Updated

Every year around Easter, the same old stories begin appearing in the media: The Romans executed Jesus of Nazareth for being a zealot revolutionary, his body allowed to hang on the cross for days and then what remained of it discarded in an anonymous grave reserved for criminals.

The trial before Pilate, the placement of Jesus’ body in a tomb, all that was just made up later by the early Christians.

However, it may come as a surprise to many that this standard skeptical line – much of it more than two centuries old -- is vigorously contested today by many secular scholars.

First, research by experts such as the late Martin Hengel demonstrates that Roman crucifixion practices were, in fact, very close to how the Gospels describe them.

The idea that the Romans took Jesus away and executed him in secret does not fit with what historians know of how the Romans did things. Instead, it’s likely that thousands witnessed Jesus’ crucifixion.

The Romans did nothing in secret. The entire point of crucifixion was to make a public spectacle of the condemned.
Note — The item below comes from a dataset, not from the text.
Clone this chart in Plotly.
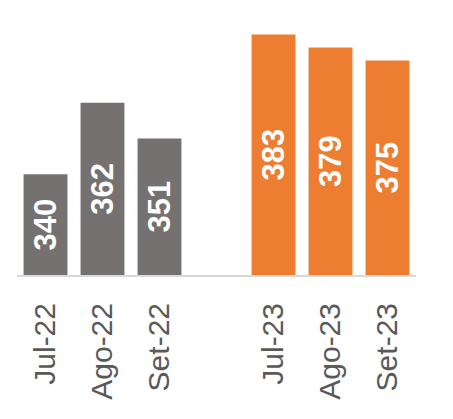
import plotly.graph_objects as go

months_22 = ["Jul-22", "Ago-22", "Set-22"]
values_22 = [340, 362, 351]
months_23 = ["Jul-23", "Ago-23", "Set-23"]
values_23 = [383, 379, 375]
# blank slot between the two years
axis_order = months_22 + [" "] + months_23

gray = "#767171"
orange = "#ED7D31"

# the value axis is cut at y_min, so bars start there (keeps labels centred in the visible bar)
y_min, y_max = 309, 390.5

fig = go.Figure()
for xs, ys, col in [(months_22, values_22, gray), (months_23, values_23, orange)]:
    fig.add_bar(
        x=xs,
        y=[v - y_min for v in ys],
        base=y_min,
        text=[str(v) for v in ys],
        textposition="inside",
        insidetextanchor="middle",
        textangle=-90,
        textfont=dict(family="Liberation Sans, Arial", size=31, color="white", weight="bold"),
        marker=dict(color=col, line=dict(width=0)),
    )

# page body has an 8px default margin, so margins are shifted to compensate
fig.update_layout(
    width=453,
    height=419,
    margin=dict(l=9, r=45, t=2, b=152),
    paper_bgcolor="white",
    plot_bgcolor="white",
    barmode="overlay",
    bargap=0.23,
    showlegend=False,
    xaxis=dict(
        type="category",
        categoryorder="array",
        categoryarray=axis_order,
        range=[-0.5, 6.5],
        tickangle=-90,
        tickfont=dict(family="Liberation Sans, Arial", size=30, color="#595959"),
        showline=True,
        linecolor="#D9D9D9",
        linewidth=2,
        ticks="outside",
        ticklen=14,
        tickcolor="rgba(0,0,0,0)",
        showgrid=False,
        automargin=False,
    ),
    yaxis=dict(
        range=[y_min, y_max],
        visible=False,
        showgrid=False,
        zeroline=False,
    ),
)

fig.write_html("out.html")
In Italy, the Romans often crucified prisoners along major highways and allowed them to talk with taunting passersby – just as the Gospels say occurred with Jesus.

The idea that the Romans took Jesus away and executed him in secret does not fit with what historians know of how the Romans did things. Instead, it’s likely that thousands witnessed Jesus’ crucifixion.

Second, there is evidence that the Roman governor Pontius Pilate, who took office in AD 26, could very well have hesitated to condemn Jesus as the Gospels claim -- not because he was compassionate but because his past brutal treatment of Jewish religious figures had already resulted in an official reprimand.

Less than a year earlier, “tens of thousands” of rioting Jews had surrounded the Roman headquarters in Jerusalem, protesting Pilate’s seizure of hundreds of talents of gold from the Temple treasury to build a new aqueduct for Jerusalem. Pilate’s soldiers killed many of the protesters.

According to the Jewish philosopher Philo of Alexandria, a contemporary of Jesus, Pilate received an angry letter from the Emperor Tiberius himself, condemning his past actions.

Tiberius insisted that Pilate maintain the longstanding Roman practice of forbearance for Jewish religious customs, such as not bringing Roman military standards into Jerusalem.

What’s more, Philo portrays Pilate as a brutal but vacillating ruler, “inclined to change his mind.”

Thus, contrary to what many skeptics say, the Gospel portrayal of Pilate agonizing over what to do with Jesus of Nazareth – with thousands clamoring for Jesus’ release, and others condemning him as a false prophet – actually fits what historians know about him from contemporary sources outside of the gospels.

Third, despite the claim by skeptics that Jesus was executed as a zealot revolutionary, this, too, doesn’t fit the evidence.

The reason: Had the Romans truly believed that Jesus was a zealot revolutionary there would have likely been a thousand crosses on Calvary hill, not just three.

The Romans would have hunted down all of Jesus’ followers and crucified them all -- as the first-century Jewish historian Josephus reports they did after the last serious rebellion, in AD 6.

Instead, historians know that the Romans permitted Jesus’ followers to operate freely for decades after his crucifixion.

It’s therefore likely that Pilate saw the situation just as the Gospels claim: that Jesus was an otherworldly prophet, potentially a troublemaker, but certainly not a real threat to Roman military rule.

Finally, skeptics claim Pilate would never have surrendered Jesus’ body to his supporters as the gospels portray.

They assert that the Romans would have left Jesus’ body on the cross to rot and then buried what remained in a mass grave for criminals – as was often done in Rome.

The New Testament scholar John Dominic Crossan of the Jesus Seminar even famously claimed that Jesus’ body was likely eaten by wild dogs.

However, as we have just seen, the Romans did in fact make allowances for Jewish religious customs, if only to keep the peace.

Once, Pilate had even been forced to back down and remove Roman military standards from Jerusalem after Jewish protesters threatened mass suicide.

If, as is likely, Jesus was executed on the Day of Preparation before Passover – with hundreds of thousands of Jewish pilgrims crowded into Jerusalem – then Jewish officials would have wanted his body removed prior to sundown, as the Gospels portray.  According to Jewish law, to leave a dead body hanging overnight was a desecration.

Skeptics claim that the brutal Pilate couldn’t have cared less and would not have released Jesus’ body – but, as we have just seen, Pilate likely did care if only to protect his troubled career.

In fact, historians have concrete evidence that Pilate was specifically ordered by the emperor to respect Jewish customs.

Thus, in the end, the portrayal of the crucifixion of Jesus in the Gospels is actually far more plausible historically than alternative reconstructions proposed by skeptics.

Jesus’ crucifixion happened in public, likely witnessed by hundreds, if not thousands of his friends and enemies.

His body was almost certainly taken down from the cross, hurriedly placed in a temporary tomb before the start of the central Jewish festival of Passover.

Skeptics raise legitimate questions about many parts of the Gospel accounts, but their questions about the crucifixion are not among them.